As seen in Table 13, the extracted patterns from the visual rhythm are distinct for each class. The proposed method achieves an accuracy of 97.96 % even with the visual similitude for the wave and right-left patterns, our oriented histograms can describe the thickness on the right-left patterns. The confusion matrix (Fig. 20) shows that almost all classes are classified with a small number of false positives.

A comparison with state-of-the-art approaches is presented in Table 14 and the corresponding execution time in Table 15.

Table 13 Visual rhythm patterns obtained from SKIG dataset

Fig. 20

Confusion matrix for SKIG dataset

Table 14 State-of-the-art results for human action classification on the SKIG dataset

Table 15 Execution times in seconds and frames per second (fps) for all required steps on the SKIG dataset

5 Conclusions and future work

The visual rhythm provides information that can be fully exploited to solve many problems in computer vision that demand a trade-off between accuracy and speed.
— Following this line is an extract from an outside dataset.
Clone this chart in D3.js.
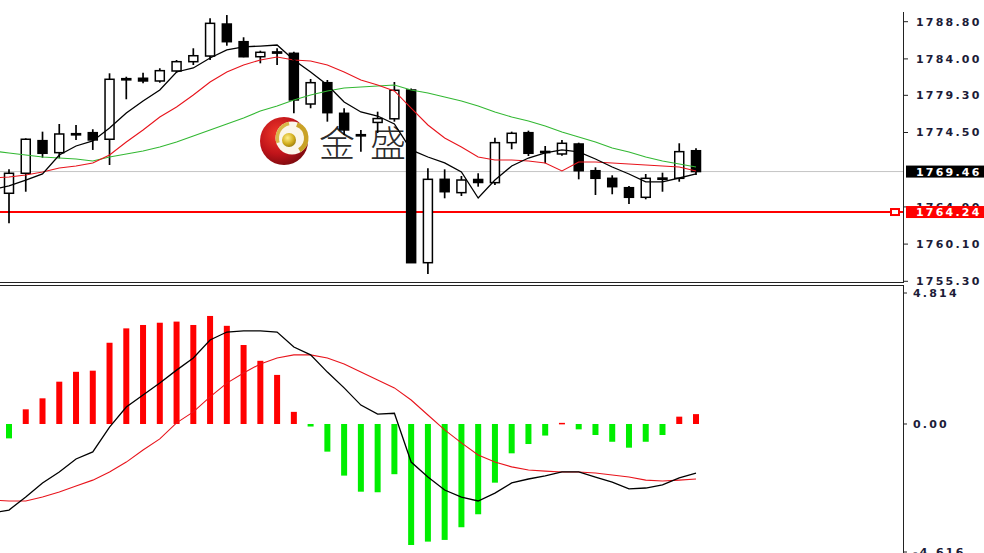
<!DOCTYPE html>
<html><head><meta charset="utf-8">
<script src="https://cdn.jsdelivr.net/npm/d3@7"></script>
<style>html,body{margin:0;padding:0;background:#fff;overflow:hidden}</style>
</head><body><svg id="c" width="984" height="553"></svg>
<script>
// ---- candles (one per bar, left to right) ----
const open  = [1766.66,1769.24,1773.45,1771.90,1774.25,1774.48,1773.63,1781.38,1781.50,1781.15,1782.44,1783.64,1784.37,1788.50,1786.22,1784.28,1784.90,1784.72,1778.18,1780.93,1776.98,1774.15,1775.80,1776.27,1779.99,1757.70,1768.46,1766.74,1768.44,1768.03,1773.19,1774.48,1772.00,1771.73,1773.02,1769.57,1768.59,1767.38,1766.14,1768.56,1768.59,1772.15];
const high  = [1769.75,1773.75,1774.61,1775.60,1775.47,1774.92,1782.14,1781.70,1782.22,1782.79,1783.86,1785.37,1789.24,1789.66,1786.79,1785.06,1785.37,1784.93,1781.41,1781.28,1777.63,1774.83,1777.19,1781.02,1780.18,1769.88,1769.75,1768.89,1769.24,1773.83,1774.61,1774.74,1772.76,1773.54,1773.19,1770.01,1768.98,1767.60,1769.15,1769.32,1773.11,1772.46];
const low   = [1762.79,1766.86,1771.25,1771.17,1773.54,1772.25,1770.31,1778.79,1780.85,1780.93,1782.22,1783.21,1783.86,1785.70,1784.21,1783.43,1783.21,1776.98,1777.63,1775.90,1774.18,1772.03,1774.44,1775.90,1757.66,1756.25,1766.01,1766.31,1767.51,1767.73,1772.34,1771.47,1770.53,1771.51,1768.46,1766.44,1766.53,1765.28,1765.88,1766.86,1768.15,1769.02];
const close = [1769.24,1773.63,1771.82,1774.31,1774.35,1773.54,1781.37,1781.45,1781.15,1782.48,1783.64,1784.41,1788.59,1786.22,1784.28,1784.85,1784.80,1778.70,1780.93,1777.06,1774.83,1774.22,1776.30,1779.95,1757.70,1768.46,1766.86,1768.37,1768.05,1773.19,1774.40,1771.82,1772.06,1773.11,1769.57,1768.59,1767.51,1766.14,1768.59,1768.62,1772.03,1769.46];
// moving averages: first value belongs to the bar just before the first visible candle
const maBlack = [1767.15,1767.60,1768.37,1769.15,1771.60,1772.76,1773.41,1775.08,1777.02,1778.57,1779.99,1782.31,1782.83,1784.12,1785.15,1785.54,1785.66,1785.79,1783.86,1782.31,1780.63,1778.44,1777.15,1776.63,1775.60,1772.25,1771.34,1770.57,1769.41,1766.05,1768.37,1770.18,1771.21,1771.86,1772.25,1771.99,1771.08,1770.05,1769.15,1768.12,1768.12,1768.63,1769.15];
const maRed   = [1768.63,1768.76,1769.02,1769.41,1769.92,1770.18,1770.57,1771.60,1773.28,1774.83,1776.50,1777.79,1779.34,1781.02,1782.31,1783.21,1783.86,1784.25,1783.86,1783.73,1783.21,1782.31,1781.28,1780.63,1779.86,1777.66,1775.47,1773.79,1772.63,1771.34,1770.95,1770.95,1770.83,1770.57,1769.54,1770.70,1770.70,1770.57,1770.44,1770.31,1770.18,1770.05,1769.54];
const maGreen = [1772.12,1771.86,1771.60,1771.34,1771.21,1771.08,1770.83,1771.34,1771.73,1772.12,1772.63,1773.28,1774.05,1774.83,1775.60,1776.37,1777.28,1777.92,1778.70,1779.34,1779.86,1780.25,1780.37,1780.50,1780.63,1779.99,1779.60,1779.08,1778.57,1777.92,1777.15,1776.50,1775.99,1775.34,1774.57,1773.92,1773.28,1772.50,1771.99,1771.34,1770.83,1770.44,1770.05];
// MACD panel
const macdHist   = [-0.51,0.52,0.91,1.50,1.85,1.89,2.88,3.39,3.51,3.59,3.63,3.51,3.83,3.48,2.80,2.24,1.74,0.43,-0.09,-0.98,-1.83,-2.40,-2.42,-1.78,-4.29,-4.17,-4.11,-3.66,-3.20,-2.08,-1.04,-0.71,-0.41,0.04,-0.19,-0.39,-0.63,-0.84,-0.63,-0.39,0.26,0.35];
const macdMain   = [-3.16,-3.05,-2.59,-2.09,-1.70,-1.24,-0.99,-0.11,0.60,1.03,1.45,1.91,2.34,2.98,3.26,3.30,3.30,3.26,2.73,2.45,1.84,1.28,0.67,0.35,0.38,-1.35,-1.88,-2.34,-2.59,-2.73,-2.45,-2.09,-1.95,-1.84,-1.70,-1.70,-1.88,-2.06,-2.30,-2.27,-2.16,-1.91,-1.74];
const macdSignal = [-2.70,-2.73,-2.73,-2.59,-2.41,-2.20,-1.99,-1.70,-1.35,-0.92,-0.53,0.04,0.43,0.96,1.45,1.81,2.13,2.34,2.45,2.45,2.34,2.13,1.84,1.56,1.28,0.85,0.32,-0.21,-0.67,-1.10,-1.35,-1.52,-1.63,-1.67,-1.70,-1.70,-1.74,-1.81,-1.88,-1.99,-2.02,-1.99,-1.95];
// axis labels
const priceTicks = [1788.80,1784.00,1779.30,1774.50,1764.90,1760.10,1755.30];
const macdTicks = [4.814, 0, -4.616];
const macdTickLabels = ["4.814","0.00","-4.616"];
const lastPrice = 1769.46;
const linePrice = 1764.24;
const logoText = ["金","盛"];

const svg = d3.select("#c");
const W = 984, axisX = 903;
const x = d3.scaleLinear().domain([0, 41]).range([9, 696]);
const yP = d3.scaleLinear().domain([1755.3, 1788.8]).range([281.3, 21.7]);
const yM = d3.scaleLinear().domain([-4.616, 4.814]).range([554.2, 288.2]);

const defs = svg.append("defs");
defs.append("clipPath").attr("id","cpU").append("rect").attr("x",0).attr("y",0).attr("width",axisX).attr("height",283);
defs.append("clipPath").attr("id","cpL").append("rect").attr("x",0).attr("y",286).attr("width",axisX).attr("height",267);
const rg = defs.append("radialGradient").attr("id","rball").attr("cx","38%").attr("cy","35%").attr("r","70%");
rg.append("stop").attr("offset","0%").attr("stop-color","#f23a2a");
rg.append("stop").attr("offset","60%").attr("stop-color","#c0141a");
rg.append("stop").attr("offset","100%").attr("stop-color","#7a0a0e");
const gg = defs.append("radialGradient").attr("id","gball").attr("cx","40%").attr("cy","35%").attr("r","70%");
gg.append("stop").attr("offset","0%").attr("stop-color","#fff08a");
gg.append("stop").attr("offset","60%").attr("stop-color","#d4b020");
gg.append("stop").attr("offset","100%").attr("stop-color","#9a7a08");

svg.append("rect").attr("width",W).attr("height",553).attr("fill","#fff");

// ---- upper panel ----
const up = svg.append("g").attr("clip-path","url(#cpU)");
// logo watermark
const logo = up.append("g");
logo.append("circle").attr("cx",284).attr("cy",141).attr("r",24).attr("fill","url(#rball)");
logo.append("circle").attr("cx",292).attr("cy",138).attr("r",16.5).attr("fill","#fbf6ea");
logo.append("path")
  .attr("d", d3.arc().innerRadius(12).outerRadius(16.5).startAngle(0.35).endAngle(2.6)())
  .attr("transform","translate(292,138)").attr("fill","#c9a227");
logo.append("path")
  .attr("d", d3.arc().innerRadius(13).outerRadius(16.5).startAngle(-1.9).endAngle(-0.2)())
  .attr("transform","translate(292,138)").attr("fill","#d8b84a");
logo.append("circle").attr("cx",289).attr("cy",140).attr("r",7).attr("fill","url(#gball)");
logo.selectAll("text.logo").data(logoText).join("text")
  .attr("x",(d,i)=> i===0 ? 337 : 388).attr("y",157)
  .attr("text-anchor","middle")
  .attr("font-family","'Noto Sans CJK SC','Noto Sans CJK JP',sans-serif")
  .attr("font-size",36).attr("font-weight",300).attr("fill","#2b2b2b")
  .text(d=>d);

// reference lines
up.append("line").attr("x1",0).attr("x2",axisX).attr("y1",yP(lastPrice)).attr("y2",yP(lastPrice))
  .attr("stroke","#c4c4c4").attr("stroke-width",1);
up.append("line").attr("x1",0).attr("x2",axisX).attr("y1",yP(linePrice)).attr("y2",yP(linePrice))
  .attr("stroke","#ff0000").attr("stroke-width",2);
up.append("rect").attr("x",891).attr("y",yP(linePrice)-3).attr("width",8).attr("height",6)
  .attr("fill","#fff").attr("stroke","#ff0000").attr("stroke-width",2);

// candles
const idx = d3.range(open.length);
const cg = up.append("g");
cg.selectAll("line.wick").data(idx).join("line")
  .attr("x1",i=>x(i)).attr("x2",i=>x(i)).attr("y1",i=>yP(high[i])).attr("y2",i=>yP(low[i]))
  .attr("stroke","#000").attr("stroke-width",1.7);
cg.selectAll("rect.body").data(idx).join("rect")
  .attr("x",i=>x(i)-4.5).attr("width",9)
  .attr("y",i=>Math.min(yP(open[i]),yP(close[i])))
  .attr("height",i=>Math.max(1.2,Math.abs(yP(open[i])-yP(close[i]))))
  .attr("fill",i=> close[i]>=open[i] ? "#fff" : "#000")
  .attr("stroke","#000").attr("stroke-width",1.5);

// moving averages
const maLine = d3.line().x((d,j)=>x(j-1)).y(d=>yP(d));
up.append("path").attr("d",maLine(maGreen)).attr("fill","none").attr("stroke","#33b833").attr("stroke-width",1.1);
up.append("path").attr("d",maLine(maRed)).attr("fill","none").attr("stroke","#e8141c").attr("stroke-width",1.1);
up.append("path").attr("d",maLine(maBlack)).attr("fill","none").attr("stroke","#000").attr("stroke-width",1.3);

// ---- lower panel ----
const lo = svg.append("g").attr("clip-path","url(#cpL)");
lo.selectAll("rect.h").data(idx).join("rect")
  .attr("x",i=>x(i)-3).attr("width",6)
  .attr("y",i=>Math.min(yM(0),yM(macdHist[i])))
  .attr("height",i=>Math.max(1.5,Math.abs(yM(macdHist[i])-yM(0))))
  .attr("fill",i=> macdHist[i]>=0 ? "#ff0000" : "#00ee00");
const mLine = d3.line().x((d,j)=>x(j-1)).y(d=>yM(d));
lo.append("path").attr("d",mLine(macdSignal)).attr("fill","none").attr("stroke","#e8141c").attr("stroke-width",1.1);
lo.append("path").attr("d",mLine(macdMain)).attr("fill","none").attr("stroke","#000").attr("stroke-width",1.3);

// ---- frames / axes ----
svg.append("line").attr("x1",axisX+0.5).attr("x2",axisX+0.5).attr("y1",12).attr("y2",283).attr("stroke","#222").attr("stroke-width",1);
svg.append("line").attr("x1",axisX+0.5).attr("x2",axisX+0.5).attr("y1",285).attr("y2",553).attr("stroke","#222").attr("stroke-width",1);
svg.append("line").attr("x1",0).attr("x2",axisX+1).attr("y1",282.5).attr("y2",282.5).attr("stroke","#222");
svg.append("line").attr("x1",0).attr("x2",axisX+1).attr("y1",285.5).attr("y2",285.5).attr("stroke","#222");

const fontFam = "'DejaVu Sans',Verdana,sans-serif";
const ax = svg.append("g");
ax.selectAll("line.pt").data(priceTicks).join("line")
  .attr("x1",axisX).attr("x2",axisX+5).attr("y1",d=>yP(d)).attr("y2",d=>yP(d)).attr("stroke","#222");
ax.selectAll("text.pt").data(priceTicks).join("text")
  .attr("x",916).attr("y",d=>yP(d)).attr("dy","0.36em")
  .attr("font-family",fontFam).attr("font-size",11).attr("font-weight","bold")
  .attr("letter-spacing","2.2px").attr("fill","#1c1c38")
  .text(d=>d.toFixed(2));

const macdLabelY = [293, yM(0), 552];
ax.selectAll("line.mt").data(macdTicks).join("line")
  .attr("x1",axisX).attr("x2",axisX+4).attr("y1",(d,i)=>macdLabelY[i]).attr("y2",(d,i)=>macdLabelY[i]).attr("stroke","#222");
ax.selectAll("text.mt").data(macdTickLabels).join("text")
  .attr("x",913).attr("y",(d,i)=>macdLabelY[i]).attr("dy","0.36em")
  .attr("font-family",fontFam).attr("font-size",11).attr("font-weight","bold")
  .attr("letter-spacing","2.2px").attr("fill","#1c1c38")
  .text(d=>d);

// price tags
function tag(v, bg){
  const g = svg.append("g");
  g.append("rect").attr("x",906).attr("y",yP(v)-6).attr("width",78).attr("height",12).attr("fill",bg);
  g.append("text").attr("x",916).attr("y",yP(v)).attr("dy","0.36em")
    .attr("font-family",fontFam).attr("font-size",11).attr("font-weight","bold")
    .attr("letter-spacing","2.2px").attr("fill","#fff").text(v.toFixed(2));
}
tag(lastPrice, "#000");
tag(linePrice, "#ff0000");
</script>
</body></html>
Detection of abnormal events and classification of actions set are clear examples of this fact, which through the proposed general framework, we achieve state-of-the-art results with efficiency in terms of time complexity.

Experiments conducted on public datasets not only demonstrate our promising results, but also explain how the proposed methodology addresses the problems and the reasons of failure and success. The visual rhythm was showed to be a powerful source of information that makes some problems easier to be solved since we reduce the issue of working with video sequences to images.

Even though that our proposal for the abnormal event detection works under the assumption of having global events, the case of detecting local events still needs further research in order to have an approach that uses the visual rhythm as local features so that we can detect local anomalies.

The visual rhythm for the human action classification and gesture recognition problems described relevant information to discriminate among actions. However, some actions produced similar patterns and these were difficult to differentiate. To address this drawback, features from the video signatures were obtained to have a naive perception of motion in the space, but different paths \(\pi \) must be explored so that they could perform better when comparing patterns of distinct actions.

As directions for future work, we intend to explore new methods and techniques of processing the visual rhythm in other video analysis tasks. We conjecture that it is still possible to improve our results and even further investigate local feature descriptors from the visual rhythm.